Activity:     Dance Fever example.  Using the TI-83 to calculate summary statistics and to make the box plots display.

In addition to graphical displays, we often want to summarize a list of numbers with numerical measures.  You are already familiar with the most famous of these, the average or mean.  Less familiar, but just as important statistically, is the standard deviation, which measures how much the data are spread out.

Use the Arizona Temps data set to calculate the mean, the standard deviation, the 5-number summary, and the associated box plot for any of the variables.

Compare the box plots and numerical measures with the corresponding histograms and quantile plots you made on Day 2.  Note the similarities (where the data values are dense, and where they are sparse) but especially note the differences.  The box plots and numerical measures cannot describe shape very well.  On the other hand, histograms are messy to use to compare two lists.  The stem and leaf is tedious to modify.

Answer these questions about the Arizona Temps:

1)     Are high and low temperatures distributed the same way, other than the obvious fact that highs are higher than lows?  (When we talk of a distribution we mean a description of how the data values are centered and how they are spread out.  Sometimes this will be a simple statement; other times we need to see a graph.)

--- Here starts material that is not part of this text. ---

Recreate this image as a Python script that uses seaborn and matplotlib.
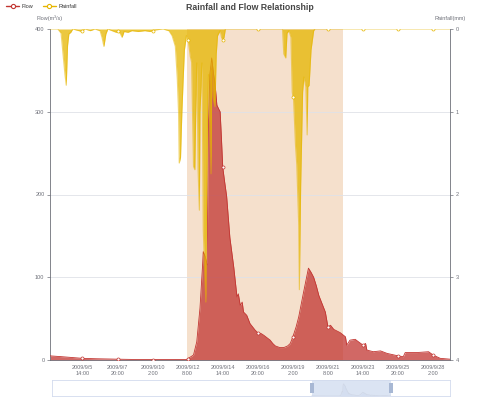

2)    How does a single case influence the calculator's answers?  (What if there was an outlier in the list?  If you didn't have an outlier, change one of the values to a ridiculously large value and recalculate the graphs and measures.  Notice the effects of these extreme values.)

3)    What information does the box plot disguise?

To calculate our summary statistics, we will use 1-Var Stats (to use List 1) or 1-Var Stats L2 for List 2, for example.  There are two screens of output; we will be mostly concerned with the mean (pronounced "x bar"), the standard deviation Sx, and the five-number summary from screen two.